* _EXERCISE DETAILS_
Quote the records exactly, starting at the first line and stopping after the line with "Arial, Helvetica, sans-serif';"; skip the pictures.

* _Entries with chart source code_
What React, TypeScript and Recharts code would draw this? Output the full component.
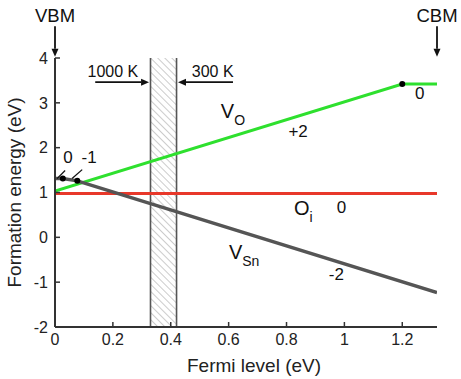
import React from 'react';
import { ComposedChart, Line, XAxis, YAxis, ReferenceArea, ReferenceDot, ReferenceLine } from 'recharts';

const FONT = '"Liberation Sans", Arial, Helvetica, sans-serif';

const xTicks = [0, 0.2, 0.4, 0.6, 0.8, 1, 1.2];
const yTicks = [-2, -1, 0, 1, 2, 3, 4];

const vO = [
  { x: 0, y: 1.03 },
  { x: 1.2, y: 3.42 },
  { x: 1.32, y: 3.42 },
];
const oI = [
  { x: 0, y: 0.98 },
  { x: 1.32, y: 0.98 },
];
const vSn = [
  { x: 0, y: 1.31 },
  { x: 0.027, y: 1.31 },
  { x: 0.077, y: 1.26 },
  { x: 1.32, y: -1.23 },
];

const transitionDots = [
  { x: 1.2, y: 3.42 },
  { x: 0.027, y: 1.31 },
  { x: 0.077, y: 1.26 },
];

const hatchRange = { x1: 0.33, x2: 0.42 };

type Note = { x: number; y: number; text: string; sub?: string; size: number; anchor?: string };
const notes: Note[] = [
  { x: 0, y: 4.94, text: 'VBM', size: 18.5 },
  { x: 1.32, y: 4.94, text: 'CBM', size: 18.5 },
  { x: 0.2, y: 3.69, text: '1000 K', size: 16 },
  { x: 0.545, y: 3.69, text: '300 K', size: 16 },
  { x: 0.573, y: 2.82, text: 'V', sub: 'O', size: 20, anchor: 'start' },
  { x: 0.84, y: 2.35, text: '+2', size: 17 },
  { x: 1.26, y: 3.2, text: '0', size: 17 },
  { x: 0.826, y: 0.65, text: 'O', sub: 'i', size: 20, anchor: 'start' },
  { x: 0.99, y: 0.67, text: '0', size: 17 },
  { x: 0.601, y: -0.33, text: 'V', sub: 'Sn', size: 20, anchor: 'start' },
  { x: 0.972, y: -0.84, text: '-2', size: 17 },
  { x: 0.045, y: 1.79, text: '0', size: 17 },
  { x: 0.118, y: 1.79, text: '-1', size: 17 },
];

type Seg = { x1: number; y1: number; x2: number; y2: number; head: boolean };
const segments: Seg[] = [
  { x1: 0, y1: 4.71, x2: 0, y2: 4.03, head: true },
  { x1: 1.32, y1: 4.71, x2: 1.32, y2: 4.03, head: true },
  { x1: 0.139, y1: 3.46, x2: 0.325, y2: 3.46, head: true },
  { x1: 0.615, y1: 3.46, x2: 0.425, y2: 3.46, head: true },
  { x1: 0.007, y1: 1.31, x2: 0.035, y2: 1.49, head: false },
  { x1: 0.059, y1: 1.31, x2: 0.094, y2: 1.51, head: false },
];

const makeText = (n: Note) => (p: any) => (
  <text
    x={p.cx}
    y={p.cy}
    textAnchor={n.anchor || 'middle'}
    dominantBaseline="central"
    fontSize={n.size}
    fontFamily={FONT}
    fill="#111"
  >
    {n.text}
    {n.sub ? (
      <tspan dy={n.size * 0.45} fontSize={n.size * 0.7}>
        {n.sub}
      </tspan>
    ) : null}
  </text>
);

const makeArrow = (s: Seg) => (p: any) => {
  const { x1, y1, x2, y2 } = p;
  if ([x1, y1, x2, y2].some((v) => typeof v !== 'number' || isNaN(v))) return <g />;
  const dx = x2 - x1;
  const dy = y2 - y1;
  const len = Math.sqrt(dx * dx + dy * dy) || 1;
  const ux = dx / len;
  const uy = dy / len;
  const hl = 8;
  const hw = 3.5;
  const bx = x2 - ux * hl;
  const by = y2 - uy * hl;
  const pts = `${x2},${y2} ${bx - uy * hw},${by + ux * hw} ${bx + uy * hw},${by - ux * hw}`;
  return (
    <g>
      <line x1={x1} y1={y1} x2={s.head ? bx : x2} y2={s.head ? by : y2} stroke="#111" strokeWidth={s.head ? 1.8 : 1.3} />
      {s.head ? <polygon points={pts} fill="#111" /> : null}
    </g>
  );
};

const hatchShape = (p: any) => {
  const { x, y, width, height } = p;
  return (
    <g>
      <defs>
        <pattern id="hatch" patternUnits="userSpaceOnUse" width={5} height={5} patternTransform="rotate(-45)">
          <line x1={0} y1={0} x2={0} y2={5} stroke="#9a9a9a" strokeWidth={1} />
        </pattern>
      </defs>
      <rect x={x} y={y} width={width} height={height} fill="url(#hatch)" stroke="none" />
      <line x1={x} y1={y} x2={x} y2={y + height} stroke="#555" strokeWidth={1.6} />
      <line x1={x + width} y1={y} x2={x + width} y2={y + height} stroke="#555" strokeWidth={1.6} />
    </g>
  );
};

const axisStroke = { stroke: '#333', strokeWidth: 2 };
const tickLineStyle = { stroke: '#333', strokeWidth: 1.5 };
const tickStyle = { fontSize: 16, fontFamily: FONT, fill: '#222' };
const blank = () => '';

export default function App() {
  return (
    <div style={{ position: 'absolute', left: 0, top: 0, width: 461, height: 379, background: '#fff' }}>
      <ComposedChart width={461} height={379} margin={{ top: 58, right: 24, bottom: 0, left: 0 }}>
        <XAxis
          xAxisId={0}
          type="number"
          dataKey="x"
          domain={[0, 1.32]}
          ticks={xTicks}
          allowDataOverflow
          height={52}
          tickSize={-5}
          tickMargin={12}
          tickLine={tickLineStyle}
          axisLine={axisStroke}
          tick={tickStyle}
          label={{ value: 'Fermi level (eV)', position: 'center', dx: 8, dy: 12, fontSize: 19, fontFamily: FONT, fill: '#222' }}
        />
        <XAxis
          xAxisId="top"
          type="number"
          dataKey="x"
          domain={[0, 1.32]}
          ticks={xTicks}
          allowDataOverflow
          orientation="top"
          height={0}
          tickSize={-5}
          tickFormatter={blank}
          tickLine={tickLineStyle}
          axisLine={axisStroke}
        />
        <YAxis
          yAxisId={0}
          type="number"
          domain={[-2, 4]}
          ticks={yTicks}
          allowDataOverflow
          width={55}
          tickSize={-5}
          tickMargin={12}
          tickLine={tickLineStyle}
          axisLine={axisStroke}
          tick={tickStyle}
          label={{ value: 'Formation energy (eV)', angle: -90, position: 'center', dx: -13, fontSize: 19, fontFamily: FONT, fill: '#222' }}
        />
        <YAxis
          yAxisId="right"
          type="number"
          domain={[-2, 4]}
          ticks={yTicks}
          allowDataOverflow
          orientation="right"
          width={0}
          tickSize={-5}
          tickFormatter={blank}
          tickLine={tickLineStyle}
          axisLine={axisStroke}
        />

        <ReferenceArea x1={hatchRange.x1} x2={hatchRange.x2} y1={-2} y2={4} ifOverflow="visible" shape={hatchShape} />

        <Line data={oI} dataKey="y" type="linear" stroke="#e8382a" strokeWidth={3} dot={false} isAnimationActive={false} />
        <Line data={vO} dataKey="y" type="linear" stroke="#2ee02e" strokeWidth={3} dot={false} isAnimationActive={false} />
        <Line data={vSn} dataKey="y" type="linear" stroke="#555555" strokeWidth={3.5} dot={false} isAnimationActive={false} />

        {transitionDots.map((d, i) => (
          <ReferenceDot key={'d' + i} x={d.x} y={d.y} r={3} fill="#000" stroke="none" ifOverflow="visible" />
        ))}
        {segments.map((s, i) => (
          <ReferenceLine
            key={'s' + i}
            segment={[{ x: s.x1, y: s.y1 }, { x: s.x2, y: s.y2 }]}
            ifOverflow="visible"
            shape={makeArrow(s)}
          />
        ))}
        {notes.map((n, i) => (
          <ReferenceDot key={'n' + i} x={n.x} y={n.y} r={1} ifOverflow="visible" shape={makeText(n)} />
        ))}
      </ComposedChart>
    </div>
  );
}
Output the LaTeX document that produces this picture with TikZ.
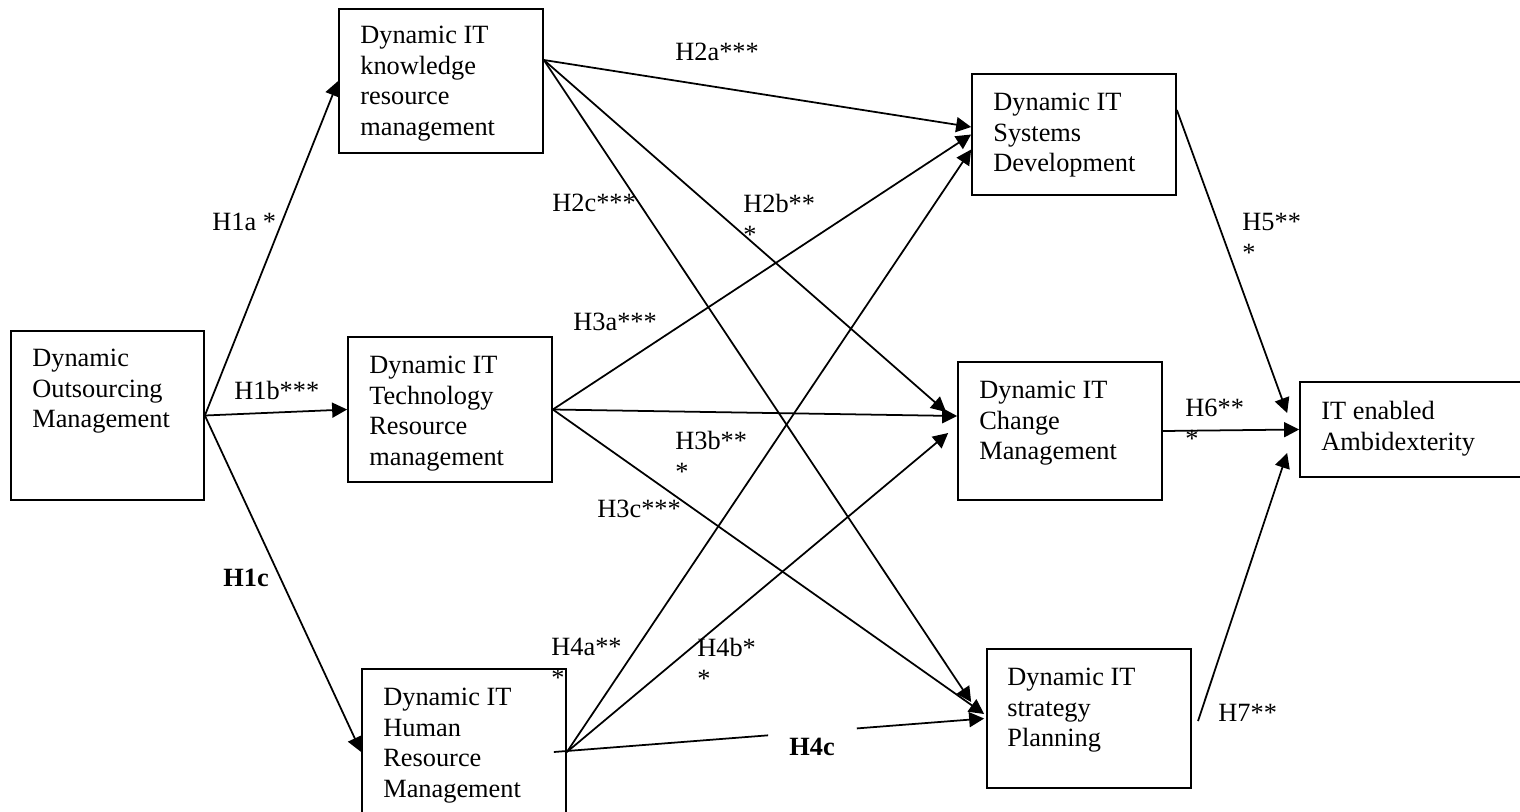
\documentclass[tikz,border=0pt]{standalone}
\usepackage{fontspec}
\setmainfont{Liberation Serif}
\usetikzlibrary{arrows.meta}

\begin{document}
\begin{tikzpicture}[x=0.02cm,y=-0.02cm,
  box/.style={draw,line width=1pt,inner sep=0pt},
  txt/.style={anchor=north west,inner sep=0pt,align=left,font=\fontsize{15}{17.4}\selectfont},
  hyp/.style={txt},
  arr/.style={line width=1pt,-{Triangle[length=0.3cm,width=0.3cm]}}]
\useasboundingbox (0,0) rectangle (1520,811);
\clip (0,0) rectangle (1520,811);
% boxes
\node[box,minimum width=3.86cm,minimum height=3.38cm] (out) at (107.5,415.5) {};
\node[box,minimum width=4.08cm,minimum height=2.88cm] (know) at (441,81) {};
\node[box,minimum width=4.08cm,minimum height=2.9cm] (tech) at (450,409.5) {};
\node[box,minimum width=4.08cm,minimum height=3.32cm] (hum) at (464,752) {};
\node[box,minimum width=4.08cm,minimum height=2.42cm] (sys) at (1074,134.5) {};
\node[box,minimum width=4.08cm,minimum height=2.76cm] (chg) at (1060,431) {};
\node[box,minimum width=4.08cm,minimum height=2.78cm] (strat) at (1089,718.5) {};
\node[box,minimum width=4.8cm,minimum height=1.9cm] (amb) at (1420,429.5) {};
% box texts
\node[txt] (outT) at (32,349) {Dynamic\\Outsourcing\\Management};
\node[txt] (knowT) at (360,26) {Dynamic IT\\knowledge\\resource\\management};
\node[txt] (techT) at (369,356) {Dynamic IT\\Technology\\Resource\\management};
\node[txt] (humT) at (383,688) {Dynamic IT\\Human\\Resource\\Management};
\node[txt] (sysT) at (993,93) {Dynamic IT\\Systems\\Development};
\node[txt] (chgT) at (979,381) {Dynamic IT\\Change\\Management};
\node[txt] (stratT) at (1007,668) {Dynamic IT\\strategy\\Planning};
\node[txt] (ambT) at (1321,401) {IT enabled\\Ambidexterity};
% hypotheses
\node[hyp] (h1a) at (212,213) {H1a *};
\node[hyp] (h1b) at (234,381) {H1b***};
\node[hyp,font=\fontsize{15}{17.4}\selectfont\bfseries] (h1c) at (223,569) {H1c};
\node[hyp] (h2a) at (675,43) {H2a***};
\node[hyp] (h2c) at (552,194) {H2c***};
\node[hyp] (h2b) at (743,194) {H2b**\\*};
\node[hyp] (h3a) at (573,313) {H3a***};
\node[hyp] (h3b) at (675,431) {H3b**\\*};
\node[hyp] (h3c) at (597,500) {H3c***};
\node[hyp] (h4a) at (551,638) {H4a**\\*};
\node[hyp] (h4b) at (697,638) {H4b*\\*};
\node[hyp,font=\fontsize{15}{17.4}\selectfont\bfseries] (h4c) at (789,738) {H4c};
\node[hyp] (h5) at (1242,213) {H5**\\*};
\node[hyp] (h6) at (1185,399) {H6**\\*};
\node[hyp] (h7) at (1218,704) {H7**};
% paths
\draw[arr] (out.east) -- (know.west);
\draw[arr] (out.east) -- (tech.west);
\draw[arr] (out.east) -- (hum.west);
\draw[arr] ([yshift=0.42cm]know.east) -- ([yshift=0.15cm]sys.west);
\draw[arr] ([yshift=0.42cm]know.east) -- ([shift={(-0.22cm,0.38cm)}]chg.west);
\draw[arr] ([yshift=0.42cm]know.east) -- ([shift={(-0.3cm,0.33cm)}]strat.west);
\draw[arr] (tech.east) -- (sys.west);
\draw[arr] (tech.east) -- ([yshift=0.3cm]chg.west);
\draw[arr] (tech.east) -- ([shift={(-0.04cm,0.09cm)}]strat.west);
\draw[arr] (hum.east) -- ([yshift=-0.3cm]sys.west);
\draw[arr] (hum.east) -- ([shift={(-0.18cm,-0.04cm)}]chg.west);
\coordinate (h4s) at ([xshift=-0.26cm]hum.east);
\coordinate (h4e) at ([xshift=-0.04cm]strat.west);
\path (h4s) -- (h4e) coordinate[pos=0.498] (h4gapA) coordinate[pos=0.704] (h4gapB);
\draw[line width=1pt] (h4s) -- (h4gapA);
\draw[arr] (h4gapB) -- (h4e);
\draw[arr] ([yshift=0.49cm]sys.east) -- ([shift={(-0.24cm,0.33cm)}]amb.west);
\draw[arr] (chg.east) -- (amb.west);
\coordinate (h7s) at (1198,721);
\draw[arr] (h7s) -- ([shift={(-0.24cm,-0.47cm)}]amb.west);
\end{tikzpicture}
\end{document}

* _CORRECT ANSWER_
What React, TypeScript and Recharts code would draw this? Output the full component.
import React from 'react';
import { ComposedChart, Line, XAxis, YAxis, ReferenceArea, ReferenceDot, ReferenceLine } from 'recharts';

const FONT = '"Liberation Sans", Arial, Helvetica, sans-serif';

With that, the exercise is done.